'It's Obama II': Nuclear Option Button Pushed for Nominees, but Obama Talks Legislative Agenda Too
WASHINGTON -- In a move that Sen. Lamar Alexander (R-Tenn.) called "the most important and most dangerous restructuring of Senate rules since Thomas Jefferson wrote them," Majority Leader Harry Reid (D-Nev.) pushed the button on the long-threatened "nuclear option" today to require a simple majority to move forward President Obama's judicial nominees.
There were three Democratic defectors -- Sens. Carl Levin (D-Mich.), Mark Pryor (D-Ark.) and Joe Manchin (D-W.Va.) -- on the rules change, which came to the floor over the block of three judges intended for the D.C. Circuit Court of Appeals.
Levin said he was being consistent with his previous opposition when a Republican majority flirted with the nuclear option in 2005.
"Since its creation, the United States Senate has been uniquely committed to protecting the rights of minorities. It has done so in part through its rules governing debate. Its rules protect the right of members to speak until a super-majority is ready to end debate and to proceed to a vote on the matter before it. Matters are then decided by a majority vote, except for treaties, veto overrides and certain points of order," Levin said on the floor in a lengthy objection to the rules change.
"Today, we once again are moving down a destructive path. The issue is not whether to change the rules. I support changing the rules to allow a president to get a vote on nominees to executive and most judicial positions. This is not about the ends, but means. Pursuing the nuclear option in this manner removes an important check on majority overreach which is central to our system of government. As Senator Vandenberg warned us, if a Senate majority decides to pursue its aims unrestrained by the rules, we will have sacrificed a professed vital principle for the sake of momentary gain."

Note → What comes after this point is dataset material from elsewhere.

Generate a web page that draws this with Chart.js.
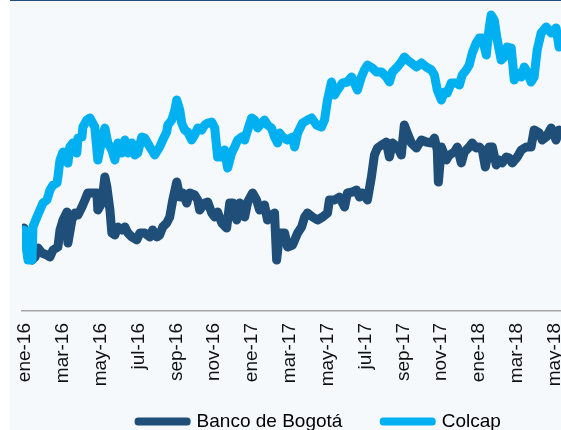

Levin, who is retiring in 2015 after six terms, reminded his colleagues of what then-Sen. Joe Biden (D-Del.) said during the GOP-era debate: "The nuclear option abandons America’s sense of fair play. It’s the one thing this country stands for. Not tilting the playing field on the side of those who control and own the field."
Pryor, who faces a re-election fight in 2014, said the use of the nuclear option "could permanently damage the Senate and have negative ramifications for the American people."
"During my time in the Senate, I’ve played key roles in the Gang of 14 and other bipartisan coalitions to help us reach common-sense solutions that both sides of the aisle can support," Pryor said. "This institution was designed to protect—not stamp out—the voices of the minority."
Manchin said he'd proposed a compromise that would require "greater consideration for nominees whose posts outlasted the president."
"I was willing to support modest changes to make the system more efficient, but my proposal was rejected," he said. "I voted against the rules changes today because they simply went too far. I firmly believe that the filibuster is a vital protection of the minority views and exactly why the framers of our Constitution made the Senate the ‘cooling saucer.’"
Most Dems hailed the move, with Sen. Tom Harkin (D-Iowa) praising Reid on the floor "for leading us into the 21st century."
"I've waited 18 years for this moment," Harkin giddily added.
The rules change applies to nominees, not legislation, though Obama mingled that into his statement praising what Reid did -- raising a more realistic threat of the nuclear option on hot-button issues where Reid has threatened to use it in the past.
"It's no secret that the American people have probably never been more frustrated with Washington, and one of the reasons why that is, is that over the past five years we've seen an unprecedented pattern of obstruction in Congress that's prevented too much of the American people's business from getting done," he said in the press briefing room this afternoon, blaming "arcane procedural tactics" for why Americans are so unhappy.
Obama charged that Republicans have "blocked legislation that might create jobs," help "women fighting for equal pay" and "striving young immigrants trying to earn citizenship," and pass "common-sense" gun-control laws in a way that's "harmful to our democracy."
"A simple majority vote no longer seems to be sufficient for anything, even routine business through what is supposed to be the world's greatest deliberative body," he said. "Today's pattern of obstruction, it just isn't normal… for the sake of future generations we can't let it become normal."
"Public service is not a game. It is a privilege. And the consequences of action or inaction are very real. The American people deserve better than politicians who run for election telling them how terrible government is and then devoting their time in elected office to trying to make government not work as often as possible."
The rules change comes in time to help Obama get his Fed chief nominee, Janet Yellen, through the Senate as an increasing number of lawmakers have been coming out against her confirmation -- including, this afternoon, Manchin.
It also will help move forward the president's Federal Housing Finance Agency nominee Rep. Mel Watt (D-N.C.), who didn't clear a 60-vote cloture threshold late last month, and Department of Homeland Security nominee Jeh Johnson.